3 Responses to “Secret Diaries by Claire Thompson (Ellora’s Cave)”

  1. Anonymous
    1

    I haven’t been reading your blog very long, but I wonder if you personally like books where the guy is the submissive and the woman the dom. I also like BDSM, but with the man as the dom, but I think you hit the nail on the head when you objected to the verbal (and physical, it sounds) mistreatment by the hero. To me, the perfect BDSM novel must have the hero truly love the heroine and often he protects her.
    “Fantasy Fix,” by Christine Warren is my favorite (originally an E book from Ellora’s Cave, but also in print). He’s a Russian vampire (yeah, yeah, I know–getting boring, it’s so common now) but he has the ability to read the heroine’s mind, so see what she really loves, without going past that line. Plus, he really, really loves her, not like a pet or someone to kick around, but as an equal.

  2. CindyS
    2

    Yes, Secretary was wonderful because it high-lighted that these two people fell in love. I absolutely love the scene where he comes for her and takes care of her. You can see in her face the complete bliss of the moment.

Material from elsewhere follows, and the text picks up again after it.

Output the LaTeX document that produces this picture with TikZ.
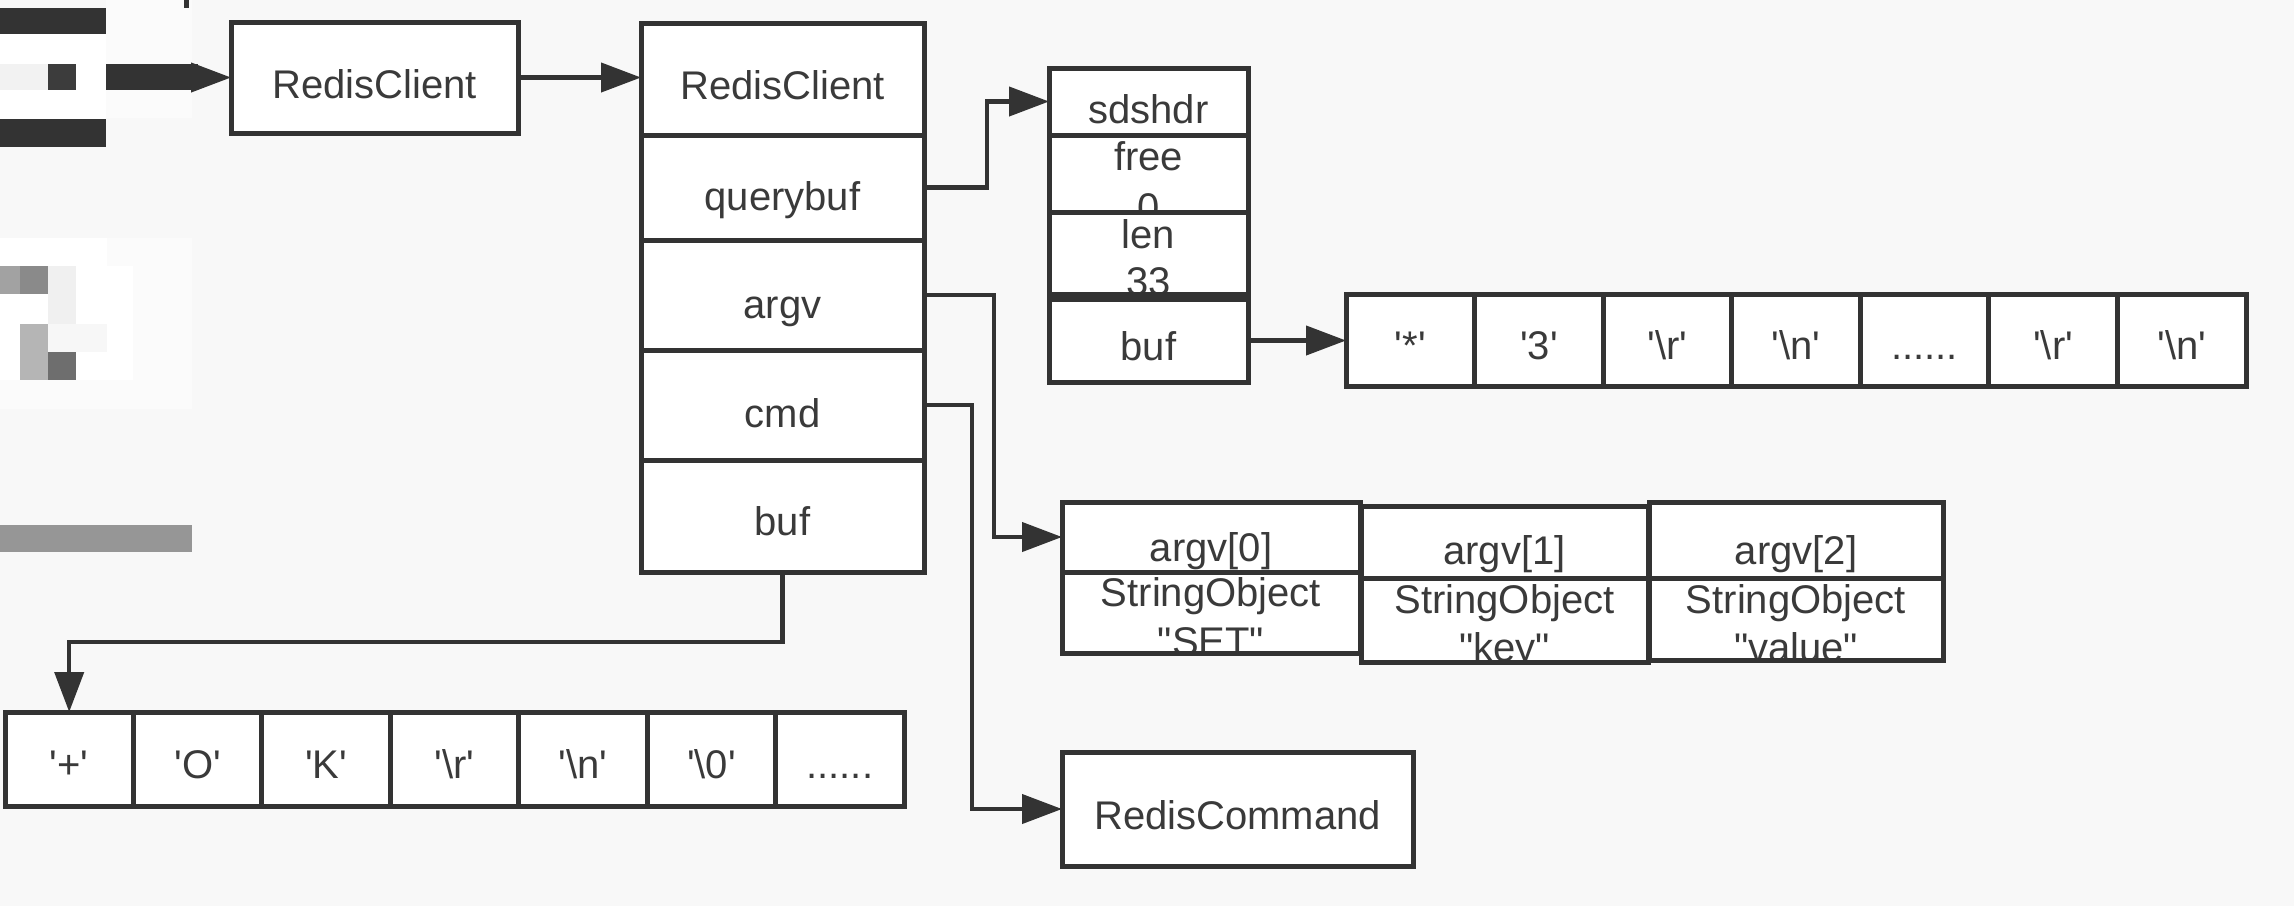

    What you read, couldn’t handle it. Sounds like bully behaviour and disrespect is hardly a turn on.

    I have only seen a few shows on BDSM and I remember a women letting her man tie her up and the man says ‘my, my how did you get into such a situation? All tied up?’ She replied with love ‘I let you.’ They obviously adored each other - they were an older couple who knew each other’s hot points so I found it reasuring. Not something for me but, it gave me insight into how others can have a relationship that allows so much trust. Being restrained would totally freak me out and not in any good way!

    CindyS

  3. Suisan
    3

    I always find it jarring when an author can draw me into one relationship–there’s a spark there, respect, or whatever it is that works in that relationship, and then blows it with another relationship.

    Maybe if she had stayed with the one that was more dangerous (socially, in the 1960s) and had the grandaughter works that one out, the book would have held together for you.